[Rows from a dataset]
_ _ _ _ _ _ _
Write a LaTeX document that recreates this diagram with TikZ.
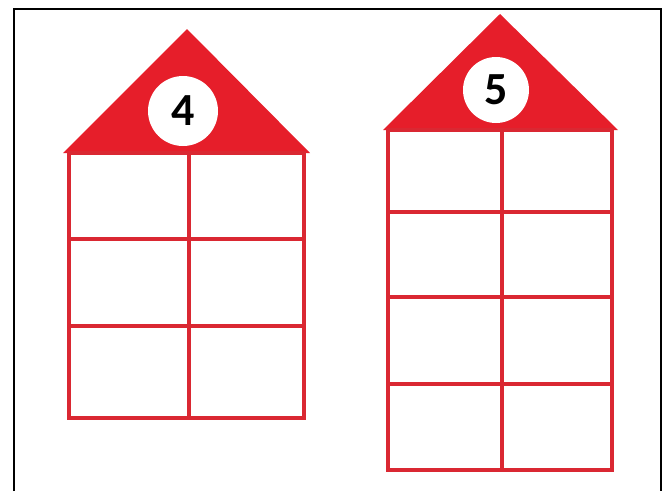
\documentclass[tikz,border=0pt]{standalone}
\usepackage{fontspec}
\newfontfamily\digitfont{Carlito}
\definecolor{roofRed}{HTML}{E61E2A}
\definecolor{wallRed}{HTML}{DA2832}

\tikzset{
    roof/.style={fill=roofRed},
    walls/.style={draw=wallRed, line width=4.5pt},
    badge/.style={circle, fill=white, inner sep=0pt,
        font=\digitfont\bfseries\fontsize{46}{46}\selectfont}
}

\begin{document}
\begin{tikzpicture}[x=1pt, y=-1pt]
    \useasboundingbox (0,0) rectangle (672,491);
    \draw[line width=2pt] (14,491) -- (14,9) -- (661,9) -- (661,491);

    % house of four
    \fill[roof] (63,153) -- (187,29) -- (310,153) -- cycle;
    \node[badge, minimum size=70pt] (badgeFour) at (183,111) {4};
    \draw[walls] (69,153) rectangle (304,418);
    \draw[walls] (189,153) -- (189,418);
    \foreach \y in {239,326}
        \draw[walls] (69,\y) -- (304,\y);

    % house of five
    \fill[roof] (383,130) -- (500,14) -- (618,130) -- cycle;
    \node[badge, minimum size=66pt] (badgeFive) at (496,90) {5};
    \draw[walls] (388,130) rectangle (612,470);
    \draw[walls] (502,130) -- (502,470);
    \foreach \y in {212,297,384}
        \draw[walls] (388,\y) -- (612,\y);
\end{tikzpicture}
\end{document}
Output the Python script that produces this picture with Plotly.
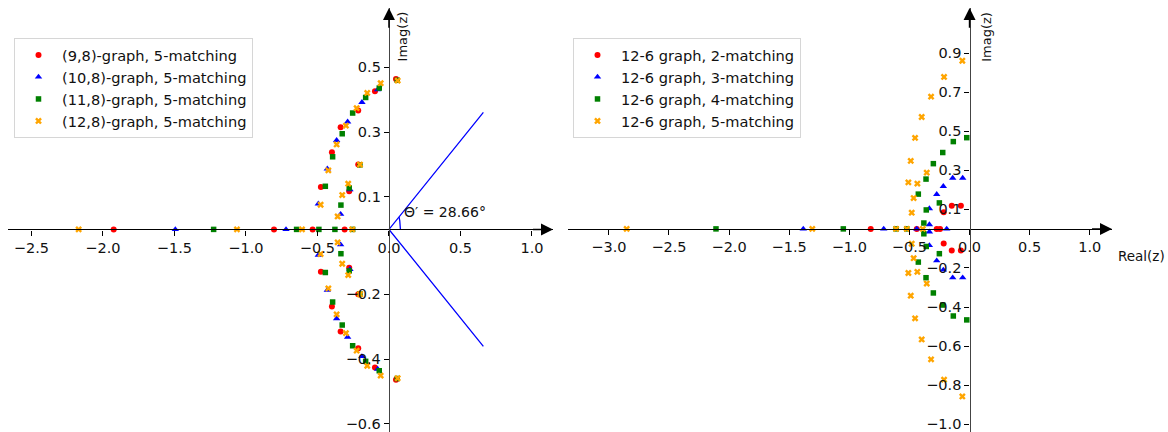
import numpy as np
import plotly.graph_objects as go

# ---------------- data ----------------
# Left panel: roots of 5-matching polynomials, (n,8)-graphs
g98_x = [-1.925, -0.804, -0.534, -0.31, 0.049, -0.098, -0.215, -0.338, -0.399, -0.476, -0.215, -0.278,
         0.049, -0.098, -0.215, -0.338, -0.399, -0.476, -0.215, -0.278]
g98_y = [0, 0, 0, 0, 0.464, 0.426, 0.367, 0.315, 0.238, 0.131, 0.2, 0.118,
         -0.464, -0.426, -0.367, -0.315, -0.238, -0.131, -0.2, -0.118]

g108_x = [-1.494, -0.72, -0.079, -0.189, -0.289, -0.366, -0.431, -0.494, -0.338, -0.273,
          -0.079, -0.189, -0.289, -0.366, -0.431, -0.494, -0.338, -0.273]
g108_y = [0, 0, 0.431, 0.392, 0.332, 0.275, 0.187, 0.079, 0.047, 0.123,
          -0.431, -0.392, -0.332, -0.275, -0.187, -0.079, -0.047, -0.123]

g118_x = [-1.226, -0.646, -0.49, -0.378, -0.254, 0.058, -0.068, -0.163, -0.254, -0.327, -0.394, -0.445, -0.278, -0.336, -0.203,
          0.058, -0.068, -0.163, -0.254, -0.327, -0.394, -0.445, -0.278, -0.336, -0.203]
g118_y = [0, 0, 0, 0, 0, 0.46, 0.436, 0.407, 0.359, 0.295, 0.224, 0.133, 0.128, 0.075, 0.199,
          -0.46, -0.436, -0.407, -0.359, -0.295, -0.224, -0.133, -0.128, -0.075, -0.199]

g128_x = [-2.17, -1.063, -0.608, -0.257, 0.061, -0.058, -0.152, -0.226, -0.301, -0.366, -0.424, -0.478, -0.285, -0.327, -0.359, -0.203,
          0.061, -0.058, -0.152, -0.226, -0.301, -0.366, -0.424, -0.478, -0.285, -0.327, -0.359, -0.203]
g128_y = [0, 0, 0, 0, 0.459, 0.451, 0.421, 0.374, 0.32, 0.262, 0.182, 0.076, 0.141, 0.106, 0.04, 0.2,
          -0.459, -0.451, -0.421, -0.374, -0.32, -0.262, -0.182, -0.076, -0.141, -0.106, -0.04, -0.2]

# Right panel: 12-6 graph, k-matching
m2_x = [-0.822, -0.439, -0.273, -0.245, -0.215, -0.148, -0.072, -0.215, -0.148, -0.072]
m2_y = [0, 0, 0, 0, 0.085, 0.118, 0.118, -0.075, -0.111, -0.111]

m3_x = [-1.383, -0.714, -0.439, -0.19, -0.334, -0.334, -0.273, -0.218, -0.14, -0.057,
        -0.334, -0.334, -0.273, -0.218, -0.14, -0.057]
m3_y = [0, 0, 0, 0, 0.022, 0.104, 0.177, 0.218, 0.26, 0.26,
        -0.015, -0.085, -0.163, -0.21, -0.25, -0.25]

m4_x = [-2.109, -1.05, -0.611, -0.522, -0.38, -0.36, -0.426, -0.362, -0.301, -0.223, -0.135, -0.023, -0.251,
        -0.38, -0.36, -0.426, -0.362, -0.301, -0.223, -0.135, -0.023, -0.251]
m4_y = [0, 0, 0, 0, 0.03, 0.097, 0.178, 0.255, 0.334, 0.391, 0.447, 0.467, 0.133,
        -0.025, -0.09, -0.17, -0.25, -0.328, -0.39, -0.446, -0.466, -0.127]

m5_x = [-2.852, -1.308, -0.611, -0.522, -0.389, -0.481, -0.465, -0.509, -0.434, -0.356, -0.489, -0.453, -0.398, -0.32, -0.212, -0.06,
        -0.481, -0.465, -0.509, -0.434, -0.356, -0.489, -0.453, -0.398, -0.32, -0.212, -0.06]
m5_y = [0, 0, 0, 0, 0, 0.083, 0.158, 0.238, 0.232, 0.288, 0.348, 0.466, 0.573, 0.677, 0.778, 0.861,
        -0.076, -0.15, -0.226, -0.22, -0.28, -0.342, -0.458, -0.566, -0.668, -0.772, -0.858]

left_names = ["(9,8)-graph, 5-matching", "(10,8)-graph, 5-matching",
              "(11,8)-graph, 5-matching", "(12,8)-graph, 5-matching"]
right_names = ["12-6 graph, 2-matching", "12-6 graph, 3-matching",
               "12-6 graph, 4-matching", "12-6 graph, 5-matching"]

left_xticks = [-2.5, -2.0, -1.5, -1.0, -0.5, 0.0, 0.5, 1.0]
left_yticks = [0.5, 0.3, 0.1, -0.2, -0.4, -0.6]
right_xticks = [-3.0, -2.5, -2.0, -1.5, -1.0, -0.5, 0.0, 0.5, 1.0]
right_yticks = [0.9, 0.7, 0.5, 0.3, 0.1, -0.2, -0.4, -0.6, -0.8, -1.0]

theta_deg = 28.66
ray_len_x = 0.66

# ---------------- layout geometry ----------------
W, H = 1168, 432
TOP = 8
L_RANGE_X = [-2.664, 1.147]
L_RANGE_Y = [-0.625, 0.683]
R_RANGE_X = [-3.34, 1.185]
R_RANGE_Y = [-1.04, 1.131]
L_DOM = [8 / W, 553 / W]
R_DOM = [568 / W, 1112 / W]

colors = ["red", "blue", "green", "orange"]
symbols = ["circle", "triangle-up", "square", "x"]
sizes = [6, 6.5, 5.5, 6]


def lab(v):
    s = f"{abs(v):.1f}"
    return ("\u2212" + s) if v < 0 else s


fig = go.Figure()

for (xs, ys), name, c, s, sz in zip([(g98_x, g98_y), (g108_x, g108_y), (g118_x, g118_y), (g128_x, g128_y)],
                                    left_names, colors, symbols, sizes):
    fig.add_trace(go.Scatter(x=xs, y=ys, mode="markers", name=name, xaxis="x", yaxis="y",
                             marker=dict(color=c, symbol=s, size=sz, line=dict(width=0)),
                             legend="legend"))

for (xs, ys), name, c, s, sz in zip([(m2_x, m2_y), (m3_x, m3_y), (m4_x, m4_y), (m5_x, m5_y)],
                                    right_names, colors, symbols, sizes):
    fig.add_trace(go.Scatter(x=xs, y=ys, mode="markers", name=name, xaxis="x2", yaxis="y2",
                             marker=dict(color=c, symbol=s, size=sz, line=dict(width=0)),
                             legend="legend2"))

# angle rays and arc
t = np.deg2rad(theta_deg)
ray_y = ray_len_x * np.tan(t)
fig.add_trace(go.Scatter(x=[ray_len_x, 0, ray_len_x], y=[ray_y, 0, -ray_y], mode="lines",
                         line=dict(color="blue", width=1.3), showlegend=False, hoverinfo="skip",
                         xaxis="x", yaxis="y"))
arc_t = np.linspace(0, t, 20)
fig.add_trace(go.Scatter(x=0.08 * np.cos(arc_t), y=0.08 * np.sin(arc_t), mode="lines",
                         line=dict(color="blue", width=1.3), showlegend=False, hoverinfo="skip",
                         xaxis="x", yaxis="y"))

plot_h = H - TOP


def xpos(rng):
    return (0 - rng[0]) / (rng[1] - rng[0])


def ypos(dom, rng):
    return dom[0] + (dom[1] - dom[0]) * (0 - rng[0]) / (rng[1] - rng[0])


tickfont = dict(family="DejaVu Sans", size=14.5, color="#111")
common_x = dict(showgrid=False, zeroline=False, showline=True, linecolor="black", linewidth=1.2,
                ticks="outside", ticklen=5, tickwidth=1, tickcolor="black", tickfont=tickfont,
                anchor="free", side="bottom", automargin=False, ticklabeloverflow="allow")
common_y = dict(showgrid=False, zeroline=False, showline=True, linecolor="#444", linewidth=1.4,
                ticks="outside", ticklen=5, tickwidth=1, tickcolor="black", tickfont=tickfont,
                anchor="free", side="left", automargin=False, ticklabeloverflow="allow")

legend_common = dict(font=dict(family="DejaVu Sans", size=14.6, color="#111"), bgcolor="white",
                     bordercolor="#d6d6d6", borderwidth=1, xanchor="left", yanchor="top",
                     itemsizing="trace", tracegroupgap=0, itemwidth=37)

fig.update_layout(
    width=W, height=H, margin=dict(l=0, r=0, t=TOP, b=0, autoexpand=False),
    plot_bgcolor="white", paper_bgcolor="white",
    xaxis=dict(domain=L_DOM, range=L_RANGE_X, tickvals=left_xticks, ticktext=[lab(v) for v in left_xticks],
               position=xpos(L_RANGE_Y), **common_x),
    yaxis=dict(domain=[0, 1], range=L_RANGE_Y, tickvals=left_yticks, ticktext=[lab(v) for v in left_yticks],
               position=ypos(L_DOM, L_RANGE_X), **common_y),
    xaxis2=dict(domain=R_DOM, range=R_RANGE_X, tickvals=right_xticks, ticktext=[lab(v) for v in right_xticks],
                position=xpos(R_RANGE_Y), **common_x),
    yaxis2=dict(domain=[0, 1], range=R_RANGE_Y, tickvals=right_yticks, ticktext=[lab(v) for v in right_yticks],
                position=ypos(R_DOM, R_RANGE_X), **common_y),
    legend=dict(x=14 / W, y=(H - 38) / plot_h, **legend_common),
    legend2=dict(x=573 / W, y=(H - 38) / plot_h, **legend_common),
)

annos = []
# arrows at end of axes
for xa, ya, xr, yr in [("x", "y", L_RANGE_X, L_RANGE_Y), ("x2", "y2", R_RANGE_X, R_RANGE_Y)]:
    annos.append(dict(x=xr[1], y=0, ax=xr[1] - 0.15 * (xr[1] - xr[0]) / 3.8, ay=0, xref=xa, yref=ya,
                      axref=xa, ayref=ya, showarrow=True, arrowhead=2, arrowsize=1.6, arrowwidth=1.5,
                      arrowcolor="black", text=""))
    annos.append(dict(x=0, y=yr[1], ax=0, ay=yr[1] - 0.05 * (yr[1] - yr[0]), xref=xa, yref=ya,
                      axref=xa, ayref=ya, showarrow=True, arrowhead=2, arrowsize=1.6, arrowwidth=1.5,
                      arrowcolor="black", text=""))
# axis titles
annos.append(dict(text="Imag(z)", textangle=-90, x=0.03, y=L_RANGE_Y[1] - 0.005, xref="x", yref="y",
                  xanchor="left", yanchor="top", showarrow=False,
                  font=dict(family="DejaVu Sans", size=13, color="#111")))
annos.append(dict(text="Imag(z)", textangle=-90, x=0.06, y=R_RANGE_Y[1] - 0.008, xref="x2", yref="y2",
                  xanchor="left", yanchor="top", showarrow=False,
                  font=dict(family="DejaVu Sans", size=13, color="#111")))
annos.append(dict(text="Real(z)", x=1141 / W, y=(H - 256) / plot_h, xref="paper", yref="paper",
                  xanchor="center", yanchor="middle", showarrow=False,
                  font=dict(family="DejaVu Sans", size=13.5, color="#111")))
# angle text
annos.append(dict(text="\u0398\u2032 = 28.66\u00b0", x=0.09, y=0.055, xref="x", yref="y",
                  xanchor="left", yanchor="middle", showarrow=False,
                  font=dict(family="DejaVu Sans", size=14, color="#111")))
fig.update_layout(annotations=annos)

fig.write_html("out.html", config={"displayModeBar": False},
               post_script="document.body.style.margin='0px';document.body.style.padding='0px';")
_ _ _ _ _ _ _
# Stated problem
Exactly the lines starting at the line containing "Output the Python" and ending at the line containing "-0.464, -0.426, -0.367, -0.315, -0.238, -0.131, -0.2, -0.118]" should be transcribed, both included; omit the pictures.

# Response to the exercise
Output the Python script that produces this picture with Plotly.
import numpy as np
import plotly.graph_objects as go

# ---------------- data ----------------
# Left panel: roots of 5-matching polynomials, (n,8)-graphs
g98_x = [-1.925, -0.804, -0.534, -0.31, 0.049, -0.098, -0.215, -0.338, -0.399, -0.476, -0.215, -0.278,
         0.049, -0.098, -0.215, -0.338, -0.399, -0.476, -0.215, -0.278]
g98_y = [0, 0, 0, 0, 0.464, 0.426, 0.367, 0.315, 0.238, 0.131, 0.2, 0.118,
         -0.464, -0.426, -0.367, -0.315, -0.238, -0.131, -0.2, -0.118]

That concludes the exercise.